# Banking jobs in Canada



## jimmy_t01 (Mar 24, 2013)

I'm a 26 yr old Australian interested in taking advantage of the Canadian working holiday visa. Before I commit to heading over there I'm trying to gauge the job market. I working in banking and have about 4 yrs working experience for top tier investment banks (I've spent the last 2 years in London). Specifically my experience is in risk management. I was wondering if anyone out there works in/has worked in banking/financial services in Canada who could share their views and experiences. I've tried contacting recruiters but found them to be useless. When I inquired with UK recruiters prior to my move there they continually chased me up and wouldn't leave me alone...


----------



## Liam(at)Large (Sep 2, 2012)

I have family in your industry, and I can say that on a WHV and with your background, you are unlikely to find work in your field in a major city... Where are you looking to move?


----------



## jimmy_t01 (Mar 24, 2013)

I am open as to which city to move to although it seems Toronto is the capital of finance/banking in Canada.
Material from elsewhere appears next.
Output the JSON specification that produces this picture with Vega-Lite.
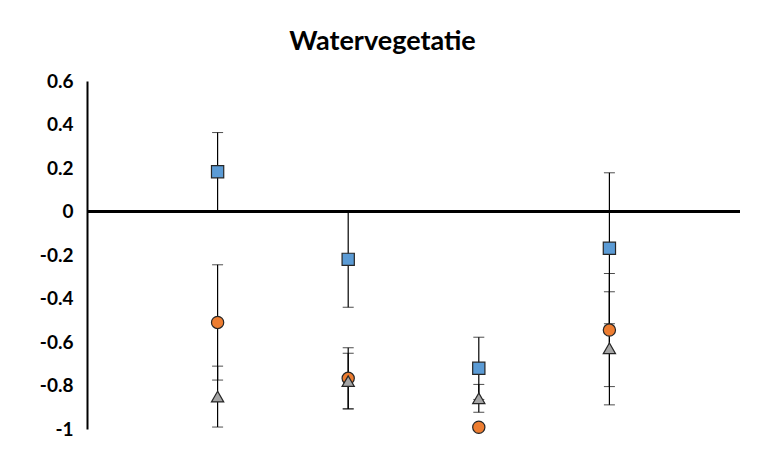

Your reply is the same as what I have read elsewhere. Ironically Canada has an open immigration policy but employers don't seem to value international experience... 

Thanks for the response.


----------



## Liam(at)Large (Sep 2, 2012)

jimmy_t01 said:


> Your reply is the same as what I have read elsewhere. Ironically Canada has an open immigration policy but employers don't seem to value international experience...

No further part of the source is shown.